DO THIS: Hand back each line, unchanged, from the top down to the line where "(0,0) rectangle (1191,507);" sits.

DATA EXCERPT:

───

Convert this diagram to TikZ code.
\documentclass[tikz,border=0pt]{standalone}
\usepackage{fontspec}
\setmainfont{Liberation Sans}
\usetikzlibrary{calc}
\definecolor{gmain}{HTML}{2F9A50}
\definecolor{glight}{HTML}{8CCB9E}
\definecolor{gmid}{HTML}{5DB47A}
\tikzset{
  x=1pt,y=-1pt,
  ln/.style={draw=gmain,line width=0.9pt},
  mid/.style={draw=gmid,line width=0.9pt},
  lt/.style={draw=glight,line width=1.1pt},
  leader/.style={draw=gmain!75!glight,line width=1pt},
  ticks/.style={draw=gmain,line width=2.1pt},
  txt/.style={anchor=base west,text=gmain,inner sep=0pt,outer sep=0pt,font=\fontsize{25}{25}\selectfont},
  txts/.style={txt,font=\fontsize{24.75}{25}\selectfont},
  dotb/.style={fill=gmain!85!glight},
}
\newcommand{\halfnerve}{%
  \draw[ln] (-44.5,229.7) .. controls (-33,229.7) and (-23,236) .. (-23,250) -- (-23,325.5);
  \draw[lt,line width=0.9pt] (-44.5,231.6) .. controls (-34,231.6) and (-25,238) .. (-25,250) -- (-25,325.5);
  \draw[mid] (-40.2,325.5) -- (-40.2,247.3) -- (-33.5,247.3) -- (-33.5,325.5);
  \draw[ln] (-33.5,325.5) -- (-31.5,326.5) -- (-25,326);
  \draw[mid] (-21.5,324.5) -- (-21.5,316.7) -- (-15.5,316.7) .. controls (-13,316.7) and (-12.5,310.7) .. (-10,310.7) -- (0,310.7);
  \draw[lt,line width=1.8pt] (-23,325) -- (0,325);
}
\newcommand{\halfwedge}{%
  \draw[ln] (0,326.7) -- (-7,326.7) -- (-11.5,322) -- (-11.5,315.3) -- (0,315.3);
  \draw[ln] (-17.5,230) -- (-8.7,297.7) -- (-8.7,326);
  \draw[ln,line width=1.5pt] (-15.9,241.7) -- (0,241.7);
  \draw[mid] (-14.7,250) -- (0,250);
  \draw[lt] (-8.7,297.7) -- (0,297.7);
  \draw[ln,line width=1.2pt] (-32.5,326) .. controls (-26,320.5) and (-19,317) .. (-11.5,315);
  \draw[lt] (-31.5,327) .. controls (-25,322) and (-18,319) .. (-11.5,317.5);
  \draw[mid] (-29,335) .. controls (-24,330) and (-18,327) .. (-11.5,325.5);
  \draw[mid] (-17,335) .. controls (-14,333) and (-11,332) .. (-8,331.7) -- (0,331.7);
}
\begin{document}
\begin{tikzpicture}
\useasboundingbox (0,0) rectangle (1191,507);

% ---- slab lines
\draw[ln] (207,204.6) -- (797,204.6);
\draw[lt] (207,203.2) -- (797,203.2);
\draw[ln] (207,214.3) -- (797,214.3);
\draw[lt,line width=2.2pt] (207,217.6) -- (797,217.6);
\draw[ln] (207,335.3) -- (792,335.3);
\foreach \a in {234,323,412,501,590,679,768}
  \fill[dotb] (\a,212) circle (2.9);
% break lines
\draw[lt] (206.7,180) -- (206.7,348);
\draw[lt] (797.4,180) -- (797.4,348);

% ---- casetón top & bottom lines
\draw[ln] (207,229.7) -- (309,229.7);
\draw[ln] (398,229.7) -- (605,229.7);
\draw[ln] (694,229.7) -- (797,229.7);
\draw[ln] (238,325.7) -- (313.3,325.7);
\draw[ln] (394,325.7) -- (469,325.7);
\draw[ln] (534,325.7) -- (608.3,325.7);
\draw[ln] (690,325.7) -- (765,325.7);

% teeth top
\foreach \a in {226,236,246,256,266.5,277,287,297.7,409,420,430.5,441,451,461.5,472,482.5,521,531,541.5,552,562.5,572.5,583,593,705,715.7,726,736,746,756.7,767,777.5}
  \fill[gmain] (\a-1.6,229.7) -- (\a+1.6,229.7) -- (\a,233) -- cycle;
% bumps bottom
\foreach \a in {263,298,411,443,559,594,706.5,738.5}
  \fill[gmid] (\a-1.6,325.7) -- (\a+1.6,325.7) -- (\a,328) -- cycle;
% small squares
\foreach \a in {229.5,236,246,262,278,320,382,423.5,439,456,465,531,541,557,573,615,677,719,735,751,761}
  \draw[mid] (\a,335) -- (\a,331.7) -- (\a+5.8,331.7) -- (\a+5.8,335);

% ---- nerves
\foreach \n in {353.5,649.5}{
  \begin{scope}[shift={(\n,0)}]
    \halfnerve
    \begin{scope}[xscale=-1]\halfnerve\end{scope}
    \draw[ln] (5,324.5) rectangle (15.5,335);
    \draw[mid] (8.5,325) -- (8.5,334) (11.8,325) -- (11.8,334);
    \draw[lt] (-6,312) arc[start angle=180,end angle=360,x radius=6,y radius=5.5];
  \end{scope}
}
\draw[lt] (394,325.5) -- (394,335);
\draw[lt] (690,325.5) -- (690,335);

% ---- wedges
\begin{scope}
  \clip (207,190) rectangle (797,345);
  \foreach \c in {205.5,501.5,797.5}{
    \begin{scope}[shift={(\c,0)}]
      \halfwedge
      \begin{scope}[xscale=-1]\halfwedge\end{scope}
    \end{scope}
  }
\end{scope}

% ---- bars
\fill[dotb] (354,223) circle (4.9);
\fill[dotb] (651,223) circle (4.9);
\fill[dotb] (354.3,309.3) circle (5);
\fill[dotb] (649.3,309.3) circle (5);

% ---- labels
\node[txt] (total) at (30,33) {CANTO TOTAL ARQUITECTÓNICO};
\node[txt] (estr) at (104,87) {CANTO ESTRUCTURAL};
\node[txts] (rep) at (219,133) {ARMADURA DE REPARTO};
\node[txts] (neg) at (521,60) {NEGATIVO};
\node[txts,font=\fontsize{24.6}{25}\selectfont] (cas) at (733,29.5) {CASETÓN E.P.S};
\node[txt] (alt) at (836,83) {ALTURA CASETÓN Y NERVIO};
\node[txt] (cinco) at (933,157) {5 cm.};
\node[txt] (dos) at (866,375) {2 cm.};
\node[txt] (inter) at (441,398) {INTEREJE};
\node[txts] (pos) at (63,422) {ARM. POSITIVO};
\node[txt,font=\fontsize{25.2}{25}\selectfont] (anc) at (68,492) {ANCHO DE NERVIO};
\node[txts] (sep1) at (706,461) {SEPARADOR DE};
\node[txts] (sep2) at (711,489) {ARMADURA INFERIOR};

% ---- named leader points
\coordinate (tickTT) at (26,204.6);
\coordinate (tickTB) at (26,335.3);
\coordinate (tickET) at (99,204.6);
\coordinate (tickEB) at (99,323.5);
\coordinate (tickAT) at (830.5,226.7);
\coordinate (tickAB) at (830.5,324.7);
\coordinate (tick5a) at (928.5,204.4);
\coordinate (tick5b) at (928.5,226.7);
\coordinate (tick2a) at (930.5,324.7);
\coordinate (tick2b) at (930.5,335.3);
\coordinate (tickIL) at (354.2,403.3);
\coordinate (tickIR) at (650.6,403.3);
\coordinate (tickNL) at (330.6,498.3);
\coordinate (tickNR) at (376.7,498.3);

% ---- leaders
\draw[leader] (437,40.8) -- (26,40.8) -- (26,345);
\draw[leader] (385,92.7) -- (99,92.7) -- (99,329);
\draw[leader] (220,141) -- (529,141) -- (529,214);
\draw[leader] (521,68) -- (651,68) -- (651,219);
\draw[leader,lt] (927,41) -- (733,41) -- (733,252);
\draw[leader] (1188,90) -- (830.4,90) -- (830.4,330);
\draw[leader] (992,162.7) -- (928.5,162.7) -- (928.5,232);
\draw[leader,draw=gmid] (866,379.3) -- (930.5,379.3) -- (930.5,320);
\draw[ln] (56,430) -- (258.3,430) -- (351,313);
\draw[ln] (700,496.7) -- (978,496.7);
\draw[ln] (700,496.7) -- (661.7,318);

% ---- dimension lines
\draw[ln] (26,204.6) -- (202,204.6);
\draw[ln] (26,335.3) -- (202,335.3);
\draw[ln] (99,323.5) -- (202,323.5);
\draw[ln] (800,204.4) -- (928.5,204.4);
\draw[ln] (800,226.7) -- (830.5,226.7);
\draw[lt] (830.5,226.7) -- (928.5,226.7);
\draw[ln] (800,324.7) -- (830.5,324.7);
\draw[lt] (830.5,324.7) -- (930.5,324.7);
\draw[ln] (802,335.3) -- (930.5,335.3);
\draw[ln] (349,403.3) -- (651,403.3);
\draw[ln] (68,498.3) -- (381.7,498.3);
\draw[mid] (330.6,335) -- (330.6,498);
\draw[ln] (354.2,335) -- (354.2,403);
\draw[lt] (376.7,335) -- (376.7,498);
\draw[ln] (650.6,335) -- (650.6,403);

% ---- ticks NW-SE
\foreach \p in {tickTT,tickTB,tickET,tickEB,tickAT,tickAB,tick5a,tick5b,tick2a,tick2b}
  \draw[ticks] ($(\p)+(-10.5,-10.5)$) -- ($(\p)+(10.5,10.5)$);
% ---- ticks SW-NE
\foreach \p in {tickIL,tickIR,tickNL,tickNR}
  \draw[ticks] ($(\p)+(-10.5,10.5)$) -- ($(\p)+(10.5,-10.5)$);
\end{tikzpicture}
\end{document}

───

EXPECTED OUTPUT:
Convert this diagram to TikZ code.
\documentclass[tikz,border=0pt]{standalone}
\usepackage{fontspec}
\setmainfont{Liberation Sans}
\usetikzlibrary{calc}
\definecolor{gmain}{HTML}{2F9A50}
\definecolor{glight}{HTML}{8CCB9E}
\definecolor{gmid}{HTML}{5DB47A}
\tikzset{
  x=1pt,y=-1pt,
  ln/.style={draw=gmain,line width=0.9pt},
  mid/.style={draw=gmid,line width=0.9pt},
  lt/.style={draw=glight,line width=1.1pt},
  leader/.style={draw=gmain!75!glight,line width=1pt},
  ticks/.style={draw=gmain,line width=2.1pt},
  txt/.style={anchor=base west,text=gmain,inner sep=0pt,outer sep=0pt,font=\fontsize{25}{25}\selectfont},
  txts/.style={txt,font=\fontsize{24.75}{25}\selectfont},
  dotb/.style={fill=gmain!85!glight},
}
\newcommand{\halfnerve}{%
  \draw[ln] (-44.5,229.7) .. controls (-33,229.7) and (-23,236) .. (-23,250) -- (-23,325.5);
  \draw[lt,line width=0.9pt] (-44.5,231.6) .. controls (-34,231.6) and (-25,238) .. (-25,250) -- (-25,325.5);
  \draw[mid] (-40.2,325.5) -- (-40.2,247.3) -- (-33.5,247.3) -- (-33.5,325.5);
  \draw[ln] (-33.5,325.5) -- (-31.5,326.5) -- (-25,326);
  \draw[mid] (-21.5,324.5) -- (-21.5,316.7) -- (-15.5,316.7) .. controls (-13,316.7) and (-12.5,310.7) .. (-10,310.7) -- (0,310.7);
  \draw[lt,line width=1.8pt] (-23,325) -- (0,325);
}
\newcommand{\halfwedge}{%
  \draw[ln] (0,326.7) -- (-7,326.7) -- (-11.5,322) -- (-11.5,315.3) -- (0,315.3);
  \draw[ln] (-17.5,230) -- (-8.7,297.7) -- (-8.7,326);
  \draw[ln,line width=1.5pt] (-15.9,241.7) -- (0,241.7);
  \draw[mid] (-14.7,250) -- (0,250);
  \draw[lt] (-8.7,297.7) -- (0,297.7);
  \draw[ln,line width=1.2pt] (-32.5,326) .. controls (-26,320.5) and (-19,317) .. (-11.5,315);
  \draw[lt] (-31.5,327) .. controls (-25,322) and (-18,319) .. (-11.5,317.5);
  \draw[mid] (-29,335) .. controls (-24,330) and (-18,327) .. (-11.5,325.5);
  \draw[mid] (-17,335) .. controls (-14,333) and (-11,332) .. (-8,331.7) -- (0,331.7);
}
\begin{document}
\begin{tikzpicture}
\useasboundingbox (0,0) rectangle (1191,507);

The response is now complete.